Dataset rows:
====
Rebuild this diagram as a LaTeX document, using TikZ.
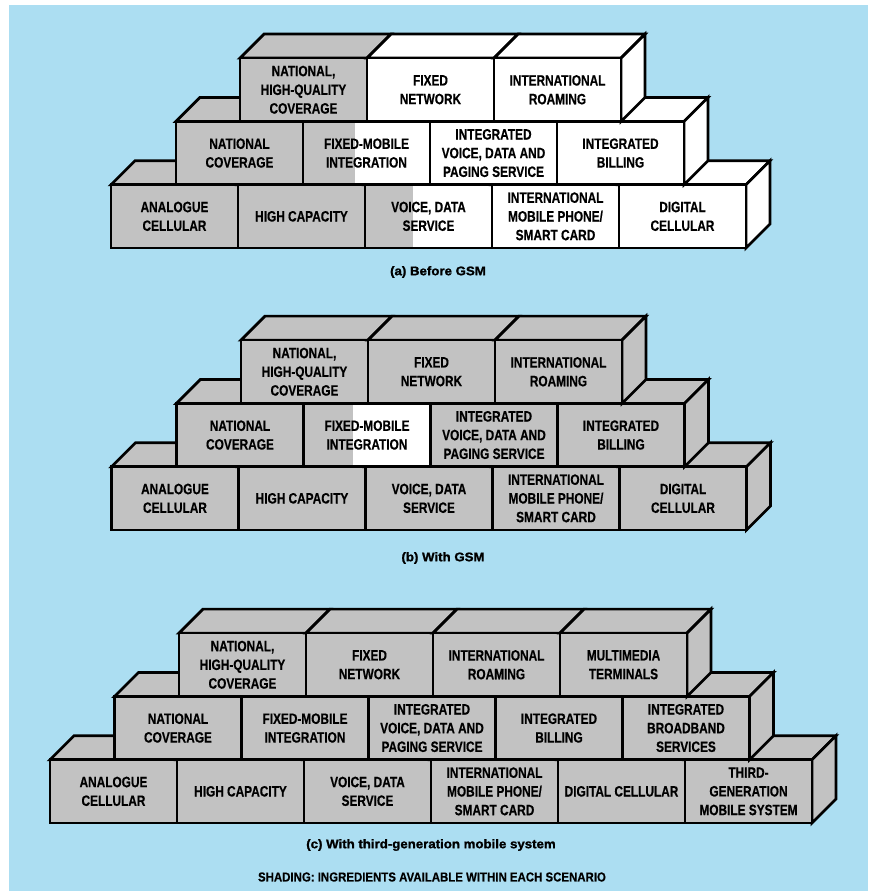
\documentclass[tikz,border=0pt]{standalone}
\usepackage{fontspec}
\newfontfamily\boxfont[FakeStretch=0.79, BoldFeatures={FakeBold=0.4}]{Liberation Sans}
\newfontfamily\capfont[FakeStretch=1.06, BoldFeatures={FakeBold=1.4}]{Liberation Sans}
\newfontfamily\notefont[FakeStretch=0.88, BoldFeatures={FakeBold=0.3}]{Liberation Sans}
\definecolor{bgblue}{RGB}{172,222,242}
\definecolor{shadegrey}{RGB}{194,194,194}
\def\bw{127}
\def\bh{63.3}
\def\dd{24}
\tikzset{
  boxtext/.style={font=\boxfont\bfseries\fontsize{15}{18.7}\selectfont, align=center, inner sep=0pt, text=black},
  captext/.style={font=\capfont\bfseries\fontsize{12.5}{15}\selectfont, inner sep=0pt, text=black},
  notetext/.style={font=\notefont\bfseries\fontsize{13}{15}\selectfont, inner sep=0pt, text=black},
  edge/.style={draw=black, line width=2.7pt, line join=miter}
}
% #1 name, #2 x, #3 y of front top, #4 grey width of front, #5 top/side colour, #6 side (1/0), #7 text
\newcommand\brick[7]{%
  \filldraw[edge, fill=#5] (#2,#3) -- ++(\dd,-\dd) -- ++(\bw,0) -- ++(-\dd,\dd) -- cycle;
  \ifnum#6=1 \filldraw[edge, fill=#5] (#2+\bw,#3) -- ++(\dd,-\dd) -- ++(0,\bh) -- ++(-\dd,\dd) -- cycle;\fi
  \fill[white] (#2,#3) rectangle ++(\bw,\bh);
  \fill[shadegrey] (#2,#3) rectangle ++(#4,\bh);
  \draw[edge] (#2,#3) rectangle ++(\bw,\bh);
  \node[boxtext] (#1) at (#2+\bw/2,#3+\bh/2) {#7};
}
\begin{document}
\begin{tikzpicture}[x=1pt,y=-1pt]
\useasboundingbox (0,0) rectangle (868,891);
\fill[white] (0,0) rectangle (868,891);
\fill[bgblue] (9,5) rectangle (868,891);

% ---------- (a) Before GSM ----------
\brick{a11}{111}{184.7}{127}{shadegrey}{0}{ANALOGUE\\CELLULAR}
\brick{a12}{238}{184.7}{127}{shadegrey}{0}{HIGH CAPACITY}
\brick{a13}{365}{184.7}{48}{white}{0}{VOICE, DATA\\SERVICE}
\brick{a14}{492}{184.7}{0}{white}{0}{INTERNATIONAL\\MOBILE PHONE/\\SMART CARD}
\brick{a15}{619}{184.7}{0}{white}{1}{DIGITAL\\CELLULAR}
\brick{a21}{176}{121.4}{127}{shadegrey}{0}{NATIONAL\\COVERAGE}
\brick{a22}{303}{121.4}{52}{white}{0}{FIXED-MOBILE\\INTEGRATION}
\brick{a23}{430}{121.4}{0}{white}{0}{INTEGRATED\\VOICE, DATA AND\\PAGING SERVICE}
\brick{a24}{557}{121.4}{0}{white}{1}{INTEGRATED\\BILLING}
\brick{a31}{240}{58.1}{127}{shadegrey}{0}{NATIONAL,\\HIGH-QUALITY\\COVERAGE}
\brick{a32}{367}{58.1}{0}{white}{0}{FIXED\\NETWORK}
\brick{a33}{494}{58.1}{0}{white}{1}{INTERNATIONAL\\ROAMING}
\node[captext] (capa) at (438,272) {(a) Before GSM};

% ---------- (b) With GSM ----------
\brick{b11}{111.5}{466.7}{127}{shadegrey}{0}{ANALOGUE\\CELLULAR}
\brick{b12}{238.5}{466.7}{127}{shadegrey}{0}{HIGH CAPACITY}
\brick{b13}{365.5}{466.7}{127}{shadegrey}{0}{VOICE, DATA\\SERVICE}
\brick{b14}{492.5}{466.7}{127}{shadegrey}{0}{INTERNATIONAL\\MOBILE PHONE/\\SMART CARD}
\brick{b15}{619.5}{466.7}{127}{shadegrey}{1}{DIGITAL\\CELLULAR}
\brick{b21}{176.5}{403.4}{127}{shadegrey}{0}{NATIONAL\\COVERAGE}
\brick{b22}{303.5}{403.4}{49}{shadegrey}{0}{FIXED-MOBILE\\INTEGRATION}
\brick{b23}{430.5}{403.4}{127}{shadegrey}{0}{INTEGRATED\\VOICE, DATA AND\\PAGING SERVICE}
\brick{b24}{557.5}{403.4}{127}{shadegrey}{1}{INTEGRATED\\BILLING}
\brick{b31}{241}{340.1}{127}{shadegrey}{0}{NATIONAL,\\HIGH-QUALITY\\COVERAGE}
\brick{b32}{368}{340.1}{127}{shadegrey}{0}{FIXED\\NETWORK}
\brick{b33}{495}{340.1}{127}{shadegrey}{1}{INTERNATIONAL\\ROAMING}
\node[captext] (capb) at (443,558) {(b) With GSM};

% ---------- (c) With third-generation mobile system ----------
\brick{c11}{50}{759.7}{127}{shadegrey}{0}{ANALOGUE\\CELLULAR}
\brick{c12}{177}{759.7}{127}{shadegrey}{0}{HIGH CAPACITY}
\brick{c13}{304}{759.7}{127}{shadegrey}{0}{VOICE, DATA\\SERVICE}
\brick{c14}{431}{759.7}{127}{shadegrey}{0}{INTERNATIONAL\\MOBILE PHONE/\\SMART CARD}
\brick{c15}{558}{759.7}{127}{shadegrey}{0}{DIGITAL CELLULAR}
\brick{c16}{685}{759.7}{127}{shadegrey}{1}{THIRD-\\GENERATION\\MOBILE SYSTEM}
\brick{c21}{114.5}{696.4}{127}{shadegrey}{0}{NATIONAL\\COVERAGE}
\brick{c22}{241.5}{696.4}{127}{shadegrey}{0}{FIXED-MOBILE\\INTEGRATION}
\brick{c23}{368.5}{696.4}{127}{shadegrey}{0}{INTEGRATED\\VOICE, DATA AND\\PAGING SERVICE}
\brick{c24}{495.5}{696.4}{127}{shadegrey}{0}{INTEGRATED\\BILLING}
\brick{c25}{622.5}{696.4}{127}{shadegrey}{1}{INTEGRATED\\BROADBAND\\SERVICES}
\brick{c31}{179}{633.1}{127}{shadegrey}{0}{NATIONAL,\\HIGH-QUALITY\\COVERAGE}
\brick{c32}{306}{633.1}{127}{shadegrey}{0}{FIXED\\NETWORK}
\brick{c33}{433}{633.1}{127}{shadegrey}{0}{INTERNATIONAL\\ROAMING}
\brick{c34}{560}{633.1}{127}{shadegrey}{1}{MULTIMEDIA\\TERMINALS}
\node[captext] (capc) at (431,845) {(c) With third-generation mobile system};

\node[notetext] (note) at (432,877) {SHADING: INGREDIENTS AVAILABLE WITHIN EACH SCENARIO};
\end{tikzpicture}
\end{document}
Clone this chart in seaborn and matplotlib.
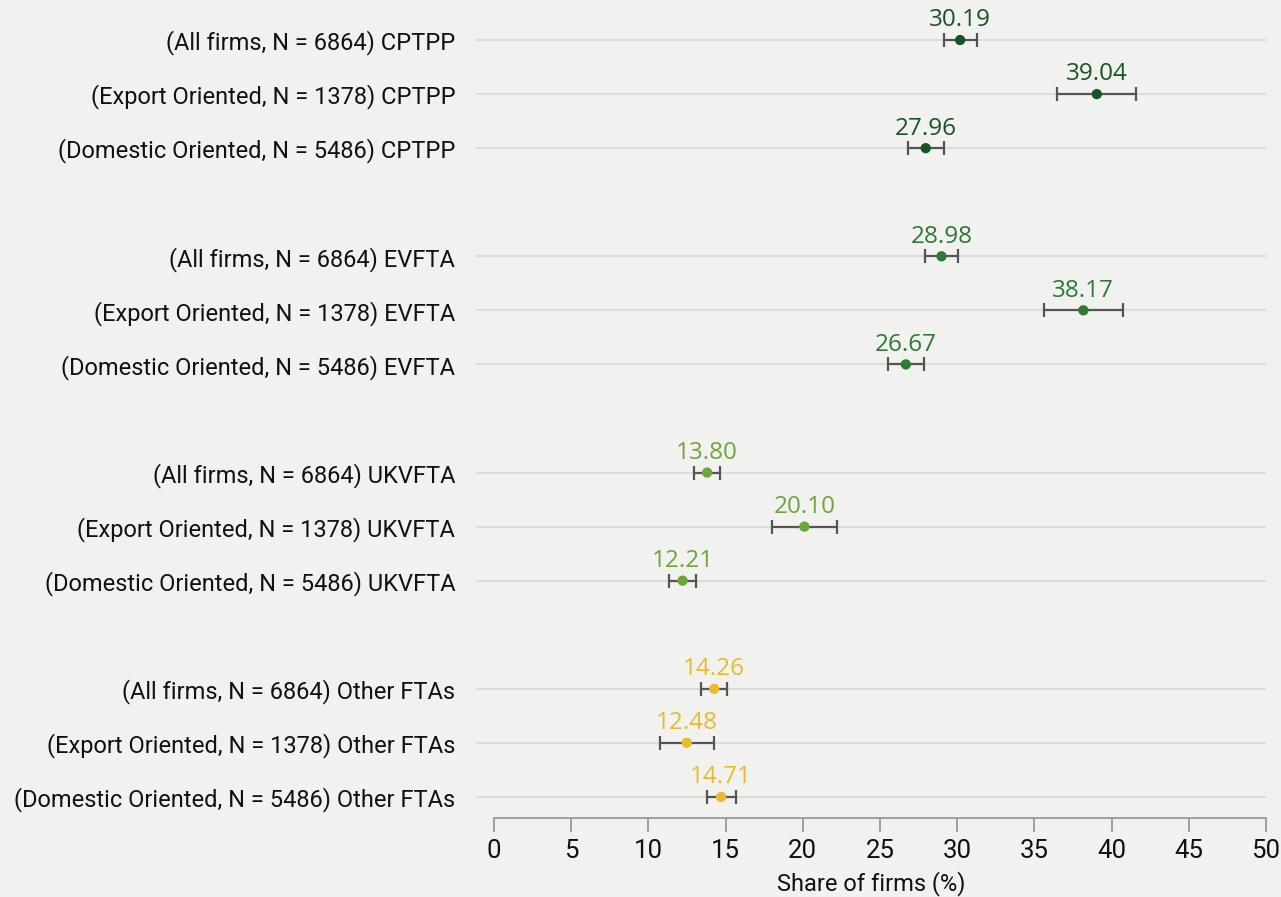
====
Task statement:
Transcribe all the lines above exactly, apart from the pictures.

Result of the exercise:
Rebuild this diagram as a LaTeX document, using TikZ.
\documentclass[tikz,border=0pt]{standalone}
\usepackage{fontspec}
\newfontfamily\boxfont[FakeStretch=0.79, BoldFeatures={FakeBold=0.4}]{Liberation Sans}
\newfontfamily\capfont[FakeStretch=1.06, BoldFeatures={FakeBold=1.4}]{Liberation Sans}
\newfontfamily\notefont[FakeStretch=0.88, BoldFeatures={FakeBold=0.3}]{Liberation Sans}
\definecolor{bgblue}{RGB}{172,222,242}
\definecolor{shadegrey}{RGB}{194,194,194}
\def\bw{127}
\def\bh{63.3}
\def\dd{24}
\tikzset{
  boxtext/.style={font=\boxfont\bfseries\fontsize{15}{18.7}\selectfont, align=center, inner sep=0pt, text=black},
  captext/.style={font=\capfont\bfseries\fontsize{12.5}{15}\selectfont, inner sep=0pt, text=black},
  notetext/.style={font=\notefont\bfseries\fontsize{13}{15}\selectfont, inner sep=0pt, text=black},
  edge/.style={draw=black, line width=2.7pt, line join=miter}
}
% #1 name, #2 x, #3 y of front top, #4 grey width of front, #5 top/side colour, #6 side (1/0), #7 text
\newcommand\brick[7]{%
  \filldraw[edge, fill=#5] (#2,#3) -- ++(\dd,-\dd) -- ++(\bw,0) -- ++(-\dd,\dd) -- cycle;
  \ifnum#6=1 \filldraw[edge, fill=#5] (#2+\bw,#3) -- ++(\dd,-\dd) -- ++(0,\bh) -- ++(-\dd,\dd) -- cycle;\fi
  \fill[white] (#2,#3) rectangle ++(\bw,\bh);
  \fill[shadegrey] (#2,#3) rectangle ++(#4,\bh);
  \draw[edge] (#2,#3) rectangle ++(\bw,\bh);
  \node[boxtext] (#1) at (#2+\bw/2,#3+\bh/2) {#7};
}
\begin{document}
\begin{tikzpicture}[x=1pt,y=-1pt]
\useasboundingbox (0,0) rectangle (868,891);
\fill[white] (0,0) rectangle (868,891);
\fill[bgblue] (9,5) rectangle (868,891);

% ---------- (a) Before GSM ----------
\brick{a11}{111}{184.7}{127}{shadegrey}{0}{ANALOGUE\\CELLULAR}
\brick{a12}{238}{184.7}{127}{shadegrey}{0}{HIGH CAPACITY}
\brick{a13}{365}{184.7}{48}{white}{0}{VOICE, DATA\\SERVICE}
\brick{a14}{492}{184.7}{0}{white}{0}{INTERNATIONAL\\MOBILE PHONE/\\SMART CARD}
\brick{a15}{619}{184.7}{0}{white}{1}{DIGITAL\\CELLULAR}
\brick{a21}{176}{121.4}{127}{shadegrey}{0}{NATIONAL\\COVERAGE}
\brick{a22}{303}{121.4}{52}{white}{0}{FIXED-MOBILE\\INTEGRATION}
\brick{a23}{430}{121.4}{0}{white}{0}{INTEGRATED\\VOICE, DATA AND\\PAGING SERVICE}
\brick{a24}{557}{121.4}{0}{white}{1}{INTEGRATED\\BILLING}
\brick{a31}{240}{58.1}{127}{shadegrey}{0}{NATIONAL,\\HIGH-QUALITY\\COVERAGE}
\brick{a32}{367}{58.1}{0}{white}{0}{FIXED\\NETWORK}
\brick{a33}{494}{58.1}{0}{white}{1}{INTERNATIONAL\\ROAMING}
\node[captext] (capa) at (438,272) {(a) Before GSM};

% ---------- (b) With GSM ----------
\brick{b11}{111.5}{466.7}{127}{shadegrey}{0}{ANALOGUE\\CELLULAR}
\brick{b12}{238.5}{466.7}{127}{shadegrey}{0}{HIGH CAPACITY}
\brick{b13}{365.5}{466.7}{127}{shadegrey}{0}{VOICE, DATA\\SERVICE}
\brick{b14}{492.5}{466.7}{127}{shadegrey}{0}{INTERNATIONAL\\MOBILE PHONE/\\SMART CARD}
\brick{b15}{619.5}{466.7}{127}{shadegrey}{1}{DIGITAL\\CELLULAR}
\brick{b21}{176.5}{403.4}{127}{shadegrey}{0}{NATIONAL\\COVERAGE}
\brick{b22}{303.5}{403.4}{49}{shadegrey}{0}{FIXED-MOBILE\\INTEGRATION}
\brick{b23}{430.5}{403.4}{127}{shadegrey}{0}{INTEGRATED\\VOICE, DATA AND\\PAGING SERVICE}
\brick{b24}{557.5}{403.4}{127}{shadegrey}{1}{INTEGRATED\\BILLING}
\brick{b31}{241}{340.1}{127}{shadegrey}{0}{NATIONAL,\\HIGH-QUALITY\\COVERAGE}
\brick{b32}{368}{340.1}{127}{shadegrey}{0}{FIXED\\NETWORK}
\brick{b33}{495}{340.1}{127}{shadegrey}{1}{INTERNATIONAL\\ROAMING}
\node[captext] (capb) at (443,558) {(b) With GSM};

% ---------- (c) With third-generation mobile system ----------
\brick{c11}{50}{759.7}{127}{shadegrey}{0}{ANALOGUE\\CELLULAR}
\brick{c12}{177}{759.7}{127}{shadegrey}{0}{HIGH CAPACITY}
\brick{c13}{304}{759.7}{127}{shadegrey}{0}{VOICE, DATA\\SERVICE}
\brick{c14}{431}{759.7}{127}{shadegrey}{0}{INTERNATIONAL\\MOBILE PHONE/\\SMART CARD}
\brick{c15}{558}{759.7}{127}{shadegrey}{0}{DIGITAL CELLULAR}
\brick{c16}{685}{759.7}{127}{shadegrey}{1}{THIRD-\\GENERATION\\MOBILE SYSTEM}
\brick{c21}{114.5}{696.4}{127}{shadegrey}{0}{NATIONAL\\COVERAGE}
\brick{c22}{241.5}{696.4}{127}{shadegrey}{0}{FIXED-MOBILE\\INTEGRATION}
\brick{c23}{368.5}{696.4}{127}{shadegrey}{0}{INTEGRATED\\VOICE, DATA AND\\PAGING SERVICE}
\brick{c24}{495.5}{696.4}{127}{shadegrey}{0}{INTEGRATED\\BILLING}
\brick{c25}{622.5}{696.4}{127}{shadegrey}{1}{INTEGRATED\\BROADBAND\\SERVICES}
\brick{c31}{179}{633.1}{127}{shadegrey}{0}{NATIONAL,\\HIGH-QUALITY\\COVERAGE}
\brick{c32}{306}{633.1}{127}{shadegrey}{0}{FIXED\\NETWORK}
\brick{c33}{433}{633.1}{127}{shadegrey}{0}{INTERNATIONAL\\ROAMING}
\brick{c34}{560}{633.1}{127}{shadegrey}{1}{MULTIMEDIA\\TERMINALS}
\node[captext] (capc) at (431,845) {(c) With third-generation mobile system};

\node[notetext] (note) at (432,877) {SHADING: INGREDIENTS AVAILABLE WITHIN EACH SCENARIO};
\end{tikzpicture}
\end{document}
Clone this chart in seaborn and matplotlib.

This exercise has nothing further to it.